Sur l'imputabilité de la rupture et ses conséquences

Les deux parties sont d'accord pour considérer que M. Robert a travaillé jusqu'au 17 janvier 1991.

La SFA ne peut valablement prétendre à une démission de M. Robert, l'analyse des correspondances échangées par les parties en novembre 1990 et janvier 1991 ainsi que celle du compte existant entre elles, établissant que cette cessation d'activité a eu pour seule origine le non règlement à M. Robert de l'intégralité des sommes qui lui étaient dues, l'importance de la somme restant impayée (plus de 60 000 F) rendant impossible pour M. Robert la poursuite du contrat (y compris pendant le temps du préavis).

Conséquence d'un manquement par la SFA à une de ses obligations essentielles, la rupture des relations juridiques liant les parties est imputable à cette société et l'oblige à régler à M. Robert

- une indemnité compensatrice de préavis de un mois, soit 5 397,86 F bruts, outre 539,78 F au titre des congés payés afférents,

- 10 000 F à tire de dommages-intérêts, toutes causes de préjudice liées aux conditions de la rupture confondues.

Sur la demande en remboursement de la somme de 45 000 F

M. Robert, dont les relations juridiques avec la société SFA ont été déclarées régies par les dispositions de l'article L. 781-1 du code du travail (et n'ont donc pas été qualifiées de contrat de travail de droit commun), n'est de ce fait pas fondé à réclamer remboursement de la somme de 45 000 F par lui versée à titre de " droit d'entrée ".

Sur les autres demandes

Il n'y a pas lieu à remise d'une lettre de licenciement, le présent arrêt, qui statue sur l'imputabilité de la rupture, en tenant lieu.
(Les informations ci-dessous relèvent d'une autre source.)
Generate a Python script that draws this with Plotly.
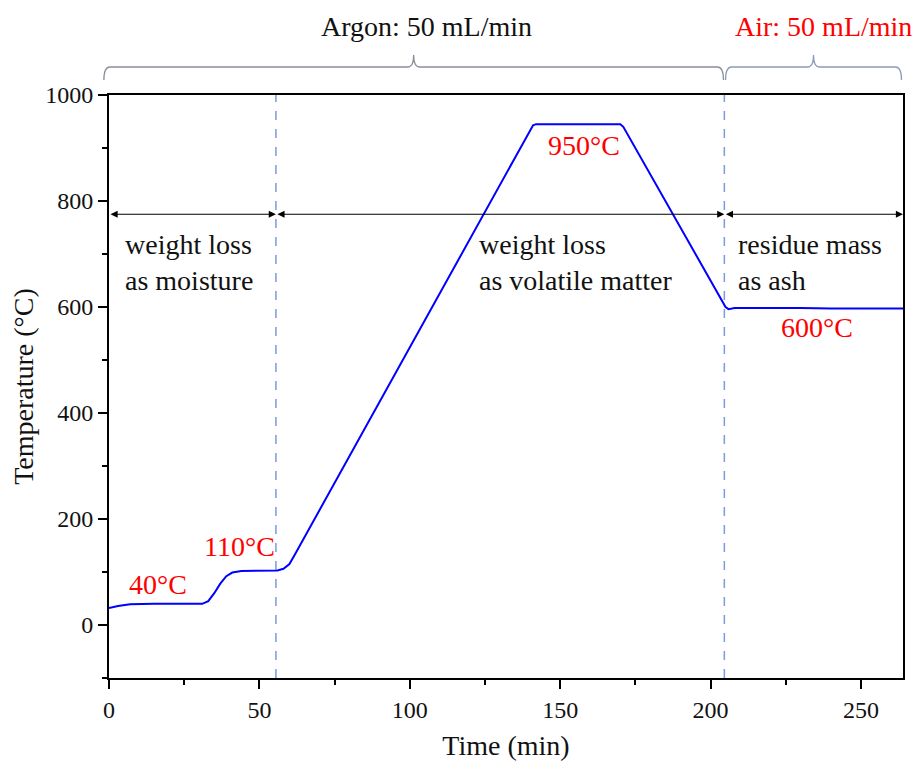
import plotly.graph_objects as go

# ---- data ----
time_min = [0, 3, 7, 15, 31, 33, 35, 37, 39, 41, 44, 50, 56, 58, 60, 62,
            141, 142, 170, 171, 205, 206, 208, 230, 240, 264]
temp_c = [32, 36, 39, 40, 40, 45, 60, 78, 92, 99, 102, 103, 103, 106, 115, 135,
          943, 945, 945, 940, 600, 596, 598, 598, 597, 597]

stage_bounds = [0, 55.5, 204.6, 264]          # minutes
stage_texts = ["weight loss<br>as moisture",
               "weight loss<br>as volatile matter",
               "residue mass<br>as ash"]
stage_text_x = [4.6, 122.5, 208.5]
temp_labels = ["40°C", "110°C", "950°C", "600°C"]
temp_label_pos = [(16.3, 76), (43.5, 148), (157.8, 905), (235.5, 562)]
arrow_level = 775
gas_texts = ["Argon: 50 mL/min", "Air: 50 mL/min"]
gas_bounds = [(-1.7, 204.3), (205.0, 263.5)]

XR = [0, 264]
YR = [-100, 1000]
FONT = "Liberation Serif, Times New Roman, serif"
TXT = 28

fig = go.Figure()
fig.add_trace(go.Scatter(x=time_min, y=temp_c, mode="lines",
                         line=dict(color="#0000ff", width=2), hoverinfo="skip",
                         showlegend=False))

# dashed stage separators
for t in stage_bounds[1:3]:
    fig.add_shape(type="line", xref="x", yref="paper", x0=t, x1=t, y0=0, y1=1,
                  line=dict(color="#7a9be0", width=1.5, dash="dash"), layer="below")

# double-headed arrows
for a, b in zip(stage_bounds[:-1], stage_bounds[1:]):
    fig.add_annotation(x=b, y=arrow_level, ax=a, ay=arrow_level, xref="x", yref="y",
                       axref="x", ayref="y", text="", showarrow=True,
                       arrowhead=2, arrowside="end+start", arrowsize=1.3,
                       arrowwidth=1.1, arrowcolor="black", standoff=0, startstandoff=0)

# stage texts
for txt, tx in zip(stage_texts, stage_text_x):
    fig.add_annotation(x=tx, y=684, xref="x", yref="y", text=txt,
                       showarrow=False, xanchor="left", yanchor="middle", align="left",
                       font=dict(family=FONT, size=TXT, color="#111"))

# red temperature labels
for txt, (tx, ty) in zip(temp_labels, temp_label_pos):
    fig.add_annotation(x=tx, y=ty, xref="x", yref="y", text=txt, showarrow=False,
                       xanchor="center", yanchor="middle",
                       font=dict(family=FONT, size=TXT, color="#ff0000"))

# braces over the top (paper coords)
def px(t):
    return (t - XR[0]) / (XR[1] - XR[0])

plot_h = 583.0
def py(pix_above_top):
    return 1 + pix_above_top / plot_h

brace_colors = ["#8a8f98", "#8a9ab8"]
for (a, b), col in zip(gas_bounds, brace_colors):
    m = (a + b) / 2
    xa, xb, xm = px(a), px(b), px(m)
    d = 2.0 / 264
    yl, yh, yt = py(15), py(28), py(40)
    path = (f"M {xa},{yl} Q {xa},{yh} {xa+d},{yh} L {xm-d},{yh} "
            f"Q {xm},{yh} {xm},{yt} Q {xm},{yh} {xm+d},{yh} L {xb-d},{yh} "
            f"Q {xb},{yh} {xb},{yl}")
    fig.add_shape(type="path", xref="paper", yref="paper", path=path,
                  line=dict(color=col, width=1.3))

fig.add_annotation(x=px(105.5), y=py(68), xref="paper", yref="paper",
                   text=gas_texts[0], showarrow=False, xanchor="center", yanchor="middle",
                   font=dict(family=FONT, size=TXT, color="#111"))
fig.add_annotation(x=px(237.5), y=py(68), xref="paper", yref="paper",
                   text=gas_texts[1], showarrow=False, xanchor="center", yanchor="middle",
                   font=dict(family=FONT, size=TXT, color="#ff0000"))

axis_common = dict(showline=True, linecolor="black", linewidth=2, mirror=True,
                   ticks="outside", ticklen=9, tickwidth=1.5, tickcolor="black",
                   showgrid=False, zeroline=False, automargin=False,
                   tickfont=dict(family=FONT, size=24, color="#111"))

fig.update_xaxes(range=XR, tick0=0, dtick=50,
                 minor=dict(dtick=25, ticklen=5, tickwidth=1.5, tickcolor="black",
                            ticks="outside"),
                 title=dict(text="Time (min)", font=dict(family=FONT, size=TXT, color="#111"),
                            standoff=14),
                 **axis_common)
fig.update_yaxes(range=YR, tick0=0, dtick=200,
                 minor=dict(dtick=100, ticklen=5, tickwidth=1.5, tickcolor="black",
                            ticks="outside"),
                 title=dict(text="Temperature (°C)",
                            font=dict(family=FONT, size=TXT, color="#111"), standoff=5),
                 **axis_common)

fig.update_layout(width=912, height=764, plot_bgcolor="white", paper_bgcolor="white",
                  margin=dict(l=101, r=17, t=87, b=94), showlegend=False)

fig.write_html("out.html")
La SFA devra par contre remettre à M. Robert des fiches de paie et un certificat de travail, sous réserve de la décision à intervenir sur le pourvoi formé contre l'arrêt de la Cour de ce siège du 7 septembre 1992.

Sur les dépens et les frais irrépétibles

La SFA, qui succombe, supportera la charge des dépens.

Elle versera par ailleurs à M. Robert, au titre des frais par lui exposés tant en première instance qu'en appel et non compris dans les dépens, une indemnité de 12 000 francs.

Par ces motifs, LA COUR, Statuant contradictoirement, après en avoir délibéré conformément à la loi, Confirme le jugement dont appel en ce qu'il a dit que la rupture des relations juridiques liant les parties était imputable à la SARL France Acheminement ; L'infirmant pour le surplus et statuant à nouveau, Condamne la SARL France Acheminement à payer à M. Patrick Robert les sommes de : - Huit Mille Cinq Cent Soixante Douze Francs, Dix Neuf (8 572,19 F) bruts à titre de complément de rémunération, - Treize Mille Trois Cent Quatre Vingt Quatre Francs Trente Huit (13 384,38 F) bruts à titre d'indemnité compensatrice de congés payés, - Cinquante Trois Mille Francs (53 000 F) à titre de remboursement de frais, - Cinq Cent Trente Neuf Francs Soixante Dix Huit bruts (539,78 F) au titre des congés payés afférents, - Dix Mille Francs (10 000 F) à titre de dommages-intérêts, - Douze Mille Francs (12 000 F) au titre de l'article 700 du nouveau code de procédure civile ; Ordonne à la SARL France Acheminement de remettre à M. Patrick Robert ses bulletins de paie et un certificat de travail, sous réserve de la décision à intervenir sur le pourvoi formé à l'encontre de l'arrêt de la Cour de ce siège en date du 7 septembre 1992 ; Rejette toutes autres demandes, fins ou conclusions plus amples ou contraires ; Condamne la SARL France Acheminement aux entiers dépens.